Solved – Why is MSE of cross validation higher compared to a linear model

cross-validationelastic netglmnetmser

I am tuning the lambda parameter of an elastic net with the glmnet package. For this purpose the package provides a cross validation based on the function cv.glmnet. With the function I am able to print the MSE of each tested lambda. I am also able to select a set of variables according to the tuned lambda parameter. These variables can then be put into a linear model. However, when I compare the best MSE of the cross validation results with the MSE of a linear model with the selected variables, the results are quite different.

Question: Why is the MSE of the cross validation higher compared to the MSE of the linear model?

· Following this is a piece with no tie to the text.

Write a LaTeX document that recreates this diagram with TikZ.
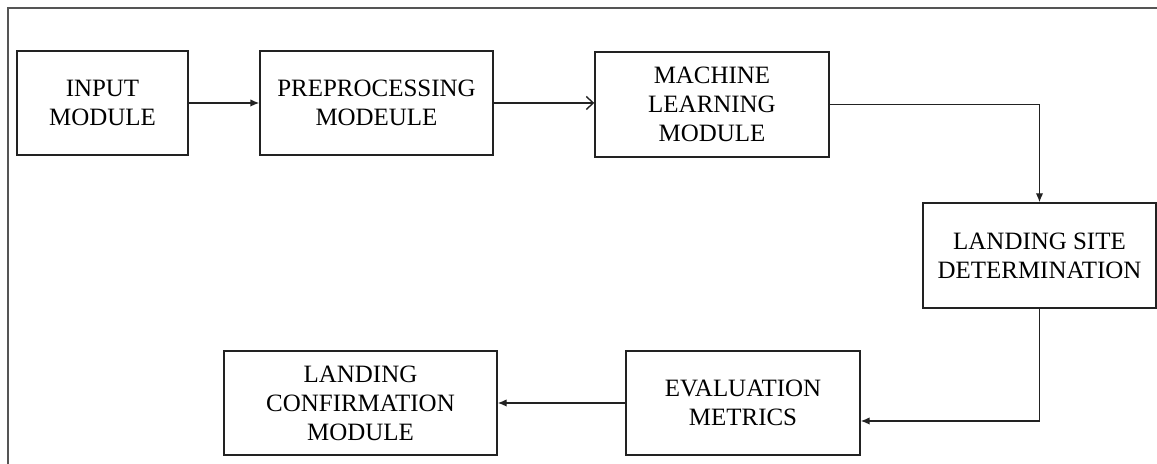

Below, you can find some reproducible code, which shows what I have done so far.

library("glmnet")

set.seed(1234)

# Some example data
N <- 1000
y <- rnorm(N, 5, 10)
x1 <- y + rnorm(N, 2, 10)
x2 <- y + rnorm(N, - 5, 20)
x3 <- y + rnorm(N, 10, 200)
x4 <- rnorm(N, 20, 50)
x5 <- rnorm(N, - 7, 200)
x6 <- rbinom(N, 1, exp(x1) / (exp(x1) + 1))
x7 <- rbinom(N, 1, exp(x2) / (exp(x2) + 1))
x8 <- rbinom(N, 1, exp(x3) / (exp(x3) + 1))
x9 <- rbinom(N, 1, exp(x4) / (exp(x4) + 1))
x10 <- rbinom(N, 1, exp(x5) / (exp(x5) + 1))

data <- data.frame(y, x1, x2, x3, x4, x5, x6, x7, x8, x9, x10)

# Cross validation
cv <- cv.glmnet(x = as.matrix(data[ , colnames(data) %in% "y" == FALSE]), 
            y = y, alpha = 0.5, family = "gaussian")

# Variable selection
cv_mod <- glmnet(x = as.matrix(data[ , colnames(data) %in% "y" == FALSE]), 
             y = y, alpha = 0.5, family = "gaussian", lambda = cv$lambda.min)
vars_mod <- names(cv_mod$beta[ , 1])[as.numeric(cv_mod$beta[ , 1]) != 0]

# Linear model
md_lm <- lm(y ~., data[ , colnames(data) %in% vars_mod])

# Comparison of MSE
cv$cvm[cv$lambda == cv$lambda.min] # MSE of cross validation with best lambda
mean(md_lm$residuals^2) # MSE of linear model

I ran this code several times with different seeds and most of the time the MSE of the cross validation is higher.

Best Answer

I'd say this is a good example of why validation of a model built on a specific sampled dataset (== any dataset) is extremely important: apparently the sample you have the (bad) luck of drawing influences the mean squared error/model fit. Cross-validation is a way of studying this and provide a less sample specific estimate of the MSE. The reason it is (often) higher is that the original linear regression is probably somewhat overfit. This leads to smaller errors, while this level of performance is less likely to occur in "other" datasets (or subsamples of the entire set).

Further, the reason the crossvalidated MSE is not always higher than the original MSE is the inherent randomness of the procedure.